▸ Data for the task:
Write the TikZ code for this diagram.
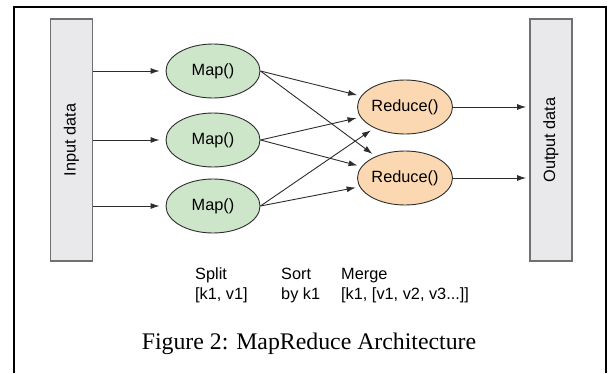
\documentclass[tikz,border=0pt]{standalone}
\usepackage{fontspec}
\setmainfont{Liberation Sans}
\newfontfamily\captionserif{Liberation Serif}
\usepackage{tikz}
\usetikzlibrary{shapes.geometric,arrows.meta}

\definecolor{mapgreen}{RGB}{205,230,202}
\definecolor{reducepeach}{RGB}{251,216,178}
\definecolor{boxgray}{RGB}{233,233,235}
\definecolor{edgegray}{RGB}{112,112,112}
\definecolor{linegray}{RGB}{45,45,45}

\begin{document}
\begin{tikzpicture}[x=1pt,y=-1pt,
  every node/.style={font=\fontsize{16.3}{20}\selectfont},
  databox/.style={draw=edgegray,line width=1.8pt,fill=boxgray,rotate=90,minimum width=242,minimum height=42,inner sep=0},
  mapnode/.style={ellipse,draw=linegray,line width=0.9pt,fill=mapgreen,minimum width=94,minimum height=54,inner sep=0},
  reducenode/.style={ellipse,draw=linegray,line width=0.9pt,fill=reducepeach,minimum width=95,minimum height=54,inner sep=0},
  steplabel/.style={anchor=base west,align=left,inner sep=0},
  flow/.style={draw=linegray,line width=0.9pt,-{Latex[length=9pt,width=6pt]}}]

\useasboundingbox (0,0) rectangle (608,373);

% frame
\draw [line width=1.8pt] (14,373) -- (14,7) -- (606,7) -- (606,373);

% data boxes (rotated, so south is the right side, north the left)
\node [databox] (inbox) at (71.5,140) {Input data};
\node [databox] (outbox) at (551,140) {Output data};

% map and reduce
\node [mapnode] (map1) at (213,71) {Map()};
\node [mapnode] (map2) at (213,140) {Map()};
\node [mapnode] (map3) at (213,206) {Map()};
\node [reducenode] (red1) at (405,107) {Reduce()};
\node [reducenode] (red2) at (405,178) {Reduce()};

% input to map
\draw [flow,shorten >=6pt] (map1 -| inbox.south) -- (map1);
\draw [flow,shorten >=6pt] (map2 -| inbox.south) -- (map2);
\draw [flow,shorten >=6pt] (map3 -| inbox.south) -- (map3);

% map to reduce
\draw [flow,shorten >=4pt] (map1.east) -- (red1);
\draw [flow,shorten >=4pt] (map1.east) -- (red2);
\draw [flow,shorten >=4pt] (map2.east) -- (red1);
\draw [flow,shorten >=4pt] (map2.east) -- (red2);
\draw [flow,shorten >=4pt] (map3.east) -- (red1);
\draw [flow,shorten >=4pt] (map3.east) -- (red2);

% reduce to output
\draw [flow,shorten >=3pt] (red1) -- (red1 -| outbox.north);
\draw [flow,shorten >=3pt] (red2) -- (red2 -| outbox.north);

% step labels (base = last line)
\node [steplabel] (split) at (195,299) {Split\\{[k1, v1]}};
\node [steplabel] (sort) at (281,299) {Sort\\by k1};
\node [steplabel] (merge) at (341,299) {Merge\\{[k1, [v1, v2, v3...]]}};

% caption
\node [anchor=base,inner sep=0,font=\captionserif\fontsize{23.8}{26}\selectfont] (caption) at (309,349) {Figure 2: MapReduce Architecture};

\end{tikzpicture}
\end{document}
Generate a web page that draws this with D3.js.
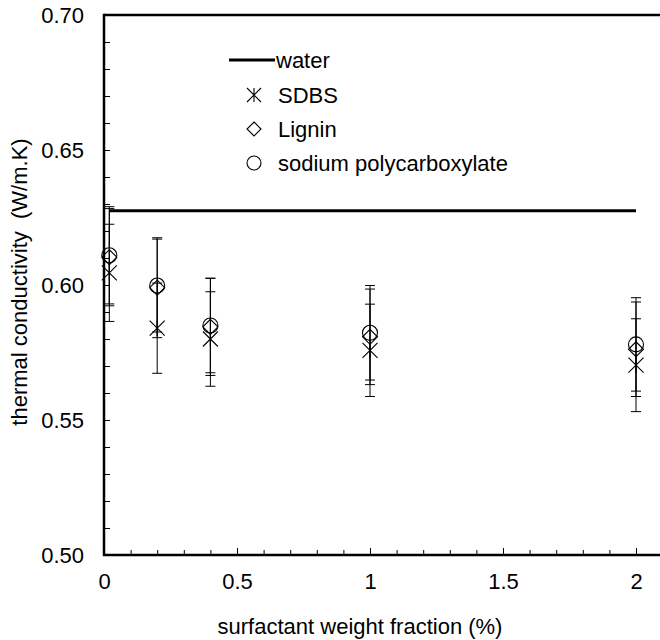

▸ Goal of the exercise:
Determine how many lines of the material include the string "this". Output only that count.

▸ Exercise answer:
2